I believe those last two quotes make the most sense, this is not about "racism" per se, because if it doesn't make dollars, it does not make sense. Idris Elba IS NOT a white man and you can't make white folks love him. Is that "racism"? NOPE, it's more akin to loving the one you're with and those you can most relate to.

I am reminded of Tambay's post "Nollywood Drama 'Blood And Henna' Tackles 1996 Pfizer Drug Testing Scandal In Nigeria". Tambay and the reader Ster Effram were having a small debate on whether or not the film actually premiered in Nigerian theaters during the first quarter of this year. Ster said it had not —> "I know these because some of us actually go to the cinema just to watch African titles as oppose to american films that we have been fed our whole life. Pls let us know when it will be in the cinemas."

Therein lies the gist of my argument. America (those in control of the film industry) for the most part, makes movies for their "primary" audience because, again, if it doesn't make money, it does not make sense.

I believe it's that simple. Idris Elba will never be a Hollywood "movie star" because in the eyes of many he does not have that loving feeling. He's not nearly as handsome as Denzel, nor does he possess his acting chops. He does not have Will Smith's resume, nor his "nice guy next door" looks. But most importantly, he's 40 years old and he IS a black man, not a white guy.

I [WE] can't make them love us if they don't. We can't make their heart feel something it won't.

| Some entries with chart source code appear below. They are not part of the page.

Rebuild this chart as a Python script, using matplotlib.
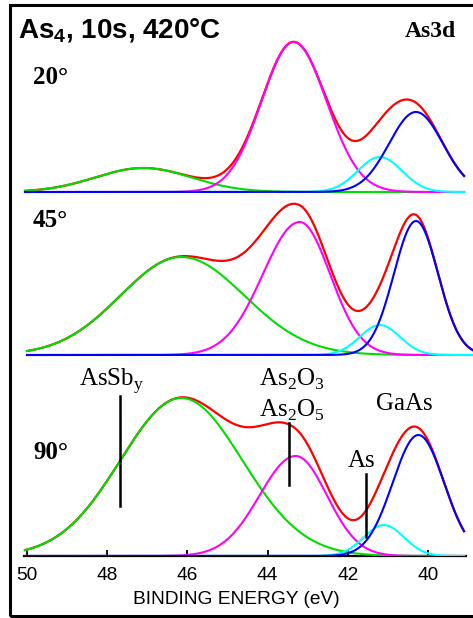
import numpy as np
import matplotlib
matplotlib.use("Agg")
import matplotlib.pyplot as plt
from matplotlib.patches import Rectangle

plt.rcParams['mathtext.fontset'] = 'custom'
plt.rcParams['mathtext.rm'] = 'Liberation Serif'
plt.rcParams['mathtext.bf'] = 'Liberation Sans:bold'

# fitted peak components: AsSb_y, As2O3/As2O5, As, GaAs
# center (eV), height, sigma on the high-energy side, sigma on the low-energy side
angles = ['20°', '45°', '90°']
colors = ['#00dd00', '#ff00ff', '#00ffff', '#0000ff']

centers_20 = [47.1, 43.35, 41.2, 40.3]
heights_20 = [24, 150, 35, 80]
wleft_20 = [1.2, 0.8, 0.55, 0.67]
wright_20 = [1.2, 0.82, 0.55, 0.67]

centers_45 = [46.15, 43.2, 41.2, 40.3]
heights_45 = [98, 133, 30, 134]
wleft_45 = [1.52, 0.92, 0.5, 0.55]
wright_45 = [1.57, 0.76, 0.5, 0.55]

centers_90 = [46.15, 43.3, 41.1, 40.24]
heights_90 = [158, 100, 31, 121]
wleft_90 = [1.52, 0.9, 0.5, 0.64]
wright_90 = [1.52, 0.78, 0.5, 0.64]

e_start = [50.05, 50.0, 50.05]
e_end = [39.1, 38.88, 39.1]

# marker lines in the 90° panel: energy, low, high
mark_e = [47.67, 43.47, 41.55]
mark_lo = [50, 71, 19]
mark_hi = [160, 133, 82]

ticks = [50, 48, 46, 44, 42, 40]

panels = [(centers_20, heights_20, wleft_20, wright_20),
          (centers_45, heights_45, wleft_45, wright_45),
          (centers_90, heights_90, wleft_90, wright_90)]
offsets = [364, 201, 0]

fig = plt.figure(figsize=(4.73, 6.18), dpi=100)
ax = fig.add_axes([0, 62 / 618, 1, 551 / 618])
ax.set_xlim(50 + 27 / 40.1, 50 - 446 / 40.1)
ax.set_ylim(0, 551)
ax.patch.set_alpha(0)

for k, (c, h, wl, wr) in enumerate(panels):
    e = np.linspace(e_start[k], e_end[k], 700)
    comps = []
    for cc, hh, a, b in zip(c, h, wl, wr):
        s = np.where(e > cc, a, b)
        comps.append(hh * np.exp(-(e - cc) ** 2 / (2 * s ** 2)))
    total = np.sum(comps, axis=0)
    off = offsets[k]
    ax.plot(e, total + off, color='#ff0000', lw=1.6, zorder=3)
    for comp, col in zip(comps, colors):
        ax.plot(e, comp + off, color=col, lw=1.5, zorder=4)

for xe, lo, hi in zip(mark_e, mark_lo, mark_hi):
    ax.plot([xe, xe], [lo, hi], color='black', lw=1.8, zorder=5)

for sp in ['left', 'right', 'top']:
    ax.spines[sp].set_visible(False)
ax.spines['bottom'].set_linewidth(1.6)
ax.spines['bottom'].set_bounds(50.07, 39.05)
ax.spines['bottom'].set_zorder(1)
ax.set_yticks([])
ax.set_xticks(ticks)
ax.set_xticklabels([str(t) for t in ticks], family='Liberation Sans', fontsize=13.8)
ax.tick_params(axis='x', direction='in', length=4, width=1.3, pad=8)
ax.set_xlabel('BINDING ENERGY (eV)', family='Liberation Sans', fontsize=13.8, labelpad=5)

# labels
serif = {'family': 'Liberation Serif', 'fontsize': 18}
ax.text(47.9, 170, r'AsSb$_\mathrm{y}$', ha='center', va='baseline', **serif)
ax.text(43.4, 170, r'As$_\mathrm{2}$O$_\mathrm{3}$', ha='center', va='baseline', **serif)
ax.text(43.4, 139, r'As$_\mathrm{2}$O$_\mathrm{5}$', ha='center', va='baseline', **serif)
ax.text(40.6, 146, 'GaAs', ha='center', va='baseline', **serif)
ax.text(41.65, 89, 'As', ha='center', va='baseline', **serif)

label_y = [556 - 84, 556 - 227, 556 - 459]
for a, yy in zip(angles, label_y):
    ax.text(49.85, yy, a, ha='left', va='baseline', family='Liberation Serif',
            fontsize=18, fontweight='bold')

fig.text(405 / 473, 1 - 37 / 618, 'As3d', ha='left', va='baseline',
         family='Liberation Serif', fontsize=17, fontweight='bold')
fig.text(18 / 473, 1 - 37 / 618, r'$\mathbf{As_4}$, 10s, 420°C', ha='left', va='baseline',
         family='Liberation Sans', fontsize=20, fontweight='bold')

fig.patches.append(Rectangle((10 / 473, 2 / 618), 1.0, 611 / 618, transform=fig.transFigure,
                             fill=False, edgecolor='black', lw=2.2, figure=fig))

fig.savefig('out.png', dpi=100)
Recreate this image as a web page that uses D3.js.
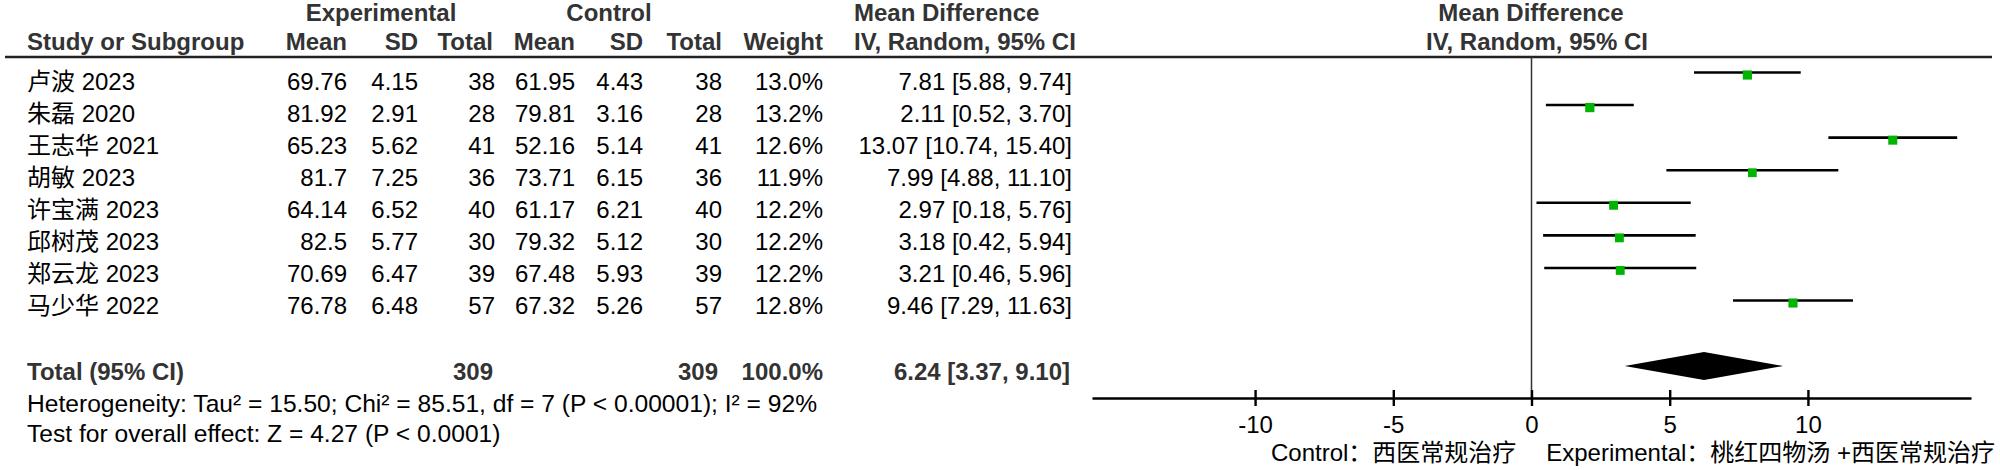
<!DOCTYPE html>
<html>
<head>
<meta charset="utf-8">
<script src="https://cdn.jsdelivr.net/npm/d3@7"></script>
<style>
    body { margin: 0; background: #fff; }
    svg text { font-family: "Liberation Sans", Arial, "Noto Sans CJK SC", sans-serif; font-size: 24px; fill: #000; }
    svg text.bold { font-weight: bold; fill: #333; }
    svg text.note { font-size: 24.6px; }
</style>
</head>
<body>
<script>
// study rows
var studies = ["卢波 2023", "朱磊 2020", "王志华 2021", "胡敏 2023", "许宝满 2023", "邱树茂 2023", "郑云龙 2023", "马少华 2022"];
var expMean = [69.76, 81.92, 65.23, 81.7, 64.14, 82.5, 70.69, 76.78];
var expSD = [4.15, 2.91, 5.62, 7.25, 6.52, 5.77, 6.47, 6.48];
var expN = [38, 28, 41, 36, 40, 30, 39, 57];
var ctrlMean = [61.95, 79.81, 52.16, 73.71, 61.17, 79.32, 67.48, 67.32];
var ctrlSD = [4.43, 3.16, 5.14, 6.15, 6.21, 5.12, 5.93, 5.26];
var ctrlN = [38, 28, 41, 36, 40, 30, 39, 57];
var weight = [13.0, 13.2, 12.6, 11.9, 12.2, 12.2, 12.2, 12.8];
var md = [7.81, 2.11, 13.07, 7.99, 2.97, 3.18, 3.21, 9.46];
var mdLo = [5.88, 0.52, 10.74, 4.88, 0.18, 0.42, 0.46, 7.29];
var mdHi = [9.74, 3.70, 15.40, 11.10, 5.76, 5.94, 5.96, 11.63];

// pooled result
var totalExpN = 309, totalCtrlN = 309, totalWeight = 100.0;
var pooled = [6.24, 3.37, 9.10]; // estimate, low, high
var xTicks = [-10, -5, 0, 5, 10];
var heterogeneity = "Heterogeneity: Tau² = 15.50; Chi² = 85.51, df = 7 (P < 0.00001); I² = 92%";
var overall = "Test for overall effect: Z = 4.27 (P < 0.0001)";
var favLeft = "Control：西医常规治疗";
var favRight = "Experimental：桃红四物汤 +西医常规治疗";

var W = 2000, H = 470;
var svg = d3.select("body").append("svg")
    .attr("width", W)
    .attr("height", H);

var rows = d3.range(studies.length);
var yText = d3.scaleLinear().domain([0, studies.length - 1]).range([90, 314]);
var yMark = d3.scaleLinear().domain([0, studies.length - 1]).range([72.5, 300.5]);
var x = d3.scaleLinear().domain([-15.9, 15.9]).range([1092, 1971]);

function fmtCI(m, l, h) {
    return m.toFixed(2) + " [" + l.toFixed(2) + ", " + h.toFixed(2) + "]";
}

// headers
function label(txt, xx, yy, anchor, cls) {
    return svg.append("text")
        .attr("class", cls || null)
        .attr("x", xx).attr("y", yy)
        .attr("text-anchor", anchor)
        .text(txt);
}
label("Experimental", 381, 21, "middle", "bold");
label("Control", 609, 21, "middle", "bold");
label("Mean Difference", 854, 21, "start", "bold");
label("Mean Difference", 1531, 21, "middle", "bold");

label("Study or Subgroup", 27, 50, "start", "bold");
label("Mean", 347, 50, "end", "bold");
label("SD", 418, 50, "end", "bold");
label("Total", 493, 50, "end", "bold");
label("Mean", 575, 50, "end", "bold");
label("SD", 643, 50, "end", "bold");
label("Total", 722, 50, "end", "bold");
label("Weight", 823, 50, "end", "bold");
label("IV, Random, 95% CI", 854, 50, "start", "bold");
label("IV, Random, 95% CI", 1537, 50, "middle", "bold");

svg.append("line")
    .attr("x1", 5).attr("x2", 1992)
    .attr("y1", 57).attr("y2", 57)
    .attr("stroke", "#222").attr("stroke-width", 2.5);

// table columns
var columns = [
    {x: 27, anchor: "start", f: function(i) { return studies[i]; }},
    {x: 347, anchor: "end", f: function(i) { return String(expMean[i]); }},
    {x: 418, anchor: "end", f: function(i) { return expSD[i].toFixed(2); }},
    {x: 495, anchor: "end", f: function(i) { return expN[i]; }},
    {x: 575, anchor: "end", f: function(i) { return String(ctrlMean[i]); }},
    {x: 643, anchor: "end", f: function(i) { return ctrlSD[i].toFixed(2); }},
    {x: 722, anchor: "end", f: function(i) { return ctrlN[i]; }},
    {x: 823, anchor: "end", f: function(i) { return weight[i].toFixed(1) + "%"; }},
    {x: 1072, anchor: "end", f: function(i) { return fmtCI(md[i], mdLo[i], mdHi[i]); }}
];

columns.forEach(function(c) {
    svg.append("g").selectAll("text")
        .data(rows)
        .enter().append("text")
        .attr("x", c.x)
        .attr("y", function(i) { return yText(i); })
        .attr("text-anchor", c.anchor)
        .text(c.f);
});

// total row
label("Total (95% CI)", 27, 380, "start", "bold");
label(totalExpN, 493, 380, "end", "bold");
label(totalCtrlN, 718, 380, "end", "bold");
label(totalWeight.toFixed(1) + "%", 823, 380, "end", "bold");
label(fmtCI(pooled[0], pooled[1], pooled[2]), 1070, 380, "end", "bold");
label(heterogeneity, 27, 412, "start", "note");
label(overall, 27, 442, "start", "note");

// zero line
svg.append("line")
    .attr("x1", x(0)).attr("x2", x(0))
    .attr("y1", 57).attr("y2", 398)
    .attr("stroke", "#333").attr("stroke-width", 1.5);

// CI lines
svg.selectAll(".ci")
    .data(rows)
    .enter().append("line")
    .attr("class", "ci")
    .attr("x1", function(i) { return x(mdLo[i]); })
    .attr("x2", function(i) { return x(mdHi[i]); })
    .attr("y1", function(i) { return yMark(i); })
    .attr("y2", function(i) { return yMark(i); })
    .attr("stroke", "#000").attr("stroke-width", 2.6);

// weight squares
function sq(i) { return 9 * Math.sqrt(weight[i] / 12.5); }
svg.selectAll(".sq")
    .data(rows)
    .enter().append("rect")
    .attr("class", "sq")
    .attr("width", sq)
    .attr("height", sq)
    .attr("x", function(i) { return x(md[i]) - sq(i) / 2; })
    .attr("y", function(i) { return yMark(i) + 2.5 - sq(i) / 2; })
    .attr("fill", "#00b400");

// pooled diamond
var dy = 366;
svg.append("polygon")
    .attr("points", [
        [x(pooled[1]), dy], [x(pooled[0]), dy - 14],
        [x(pooled[2]), dy], [x(pooled[0]), dy + 14]
    ].map(function(p) { return p.join(","); }).join(" "))
    .attr("fill", "#000");

// axis
var xAxis = d3.axisBottom(x)
    .tickValues(xTicks)
    .tickSizeInner(8)
    .tickSizeOuter(0)
    .tickFormat(function(d) { return String(d); });

var ax = svg.append("g")
    .attr("transform", "translate(0,398)")
    .call(xAxis);
ax.select(".domain").attr("stroke", "#000").attr("stroke-width", 2.6);
ax.selectAll(".tick line").attr("y1", -8).attr("stroke", "#000").attr("stroke-width", 2.4);
ax.selectAll(".tick text")
    .attr("y", 35).attr("dy", null)
    .style("font-size", "24px")
    .style("font-family", "\"Liberation Sans\", Arial, sans-serif")
    .attr("fill", "#000");

label(favLeft, 1271, 461, "start");
label(favRight, 1995, 461, "end");
</script>
</body>
</html>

I too felt it was strange that he was taking time off for his music career when I first learned about it. But then I thought that may be an excuse he is using to the media to cover up the fact that he may not have any good offers on the table. If a great opportunity came along I'm sure those music plans will go out the window.

There was a writer of Forbes who I felt got it when writing about "42". He said despite the box office success of the movie there were likley to be more opportunities as a result for the film'w white director than for its two main black stars (Chadwick and Nicole). He pointed out there still aren't many opportunities for black actors. This led to him getting some negative pushback from in a few responses but he held his ground. Just as he should. He is 100% right. I tried to say something similar to a white writer who claimed Michael B. Jordan had a great career ahead of him based upon his performance in "Fruitvale" (sp). I responded that there had been other black actors who recently looked to be on the verge of stardom as well but to this day have not gotten the quality roles. The writer didn't take too kindly to my remarks.


I don't understand the taking time off for his music thing. Which sounds like a bad move — both from a publicity standpoint and a professional standpoint. Hollywood moves quick these days, and it's not like there aren't other equally talented, but unknown black actors of his status waiting in the wings for an opportunity. I can't say that I'm a fan or have ever seen anything that he's been in (I don't like many action movies), but I do know that when certain people stay away too long, audiences move on to someone else.


He could have another reason for taking the year off, a reason that he can't publicly state. He may have been offered a bunch of roles that he didn't agree with. Remember Dave Chappelle's commentary on the pattern with some actors in Hollywood, i.e. wearing a dress then flipping out?

Remember what happened the last time he spoke out about working with TP? The role of Alex Cross was awarded to Tyler Perry.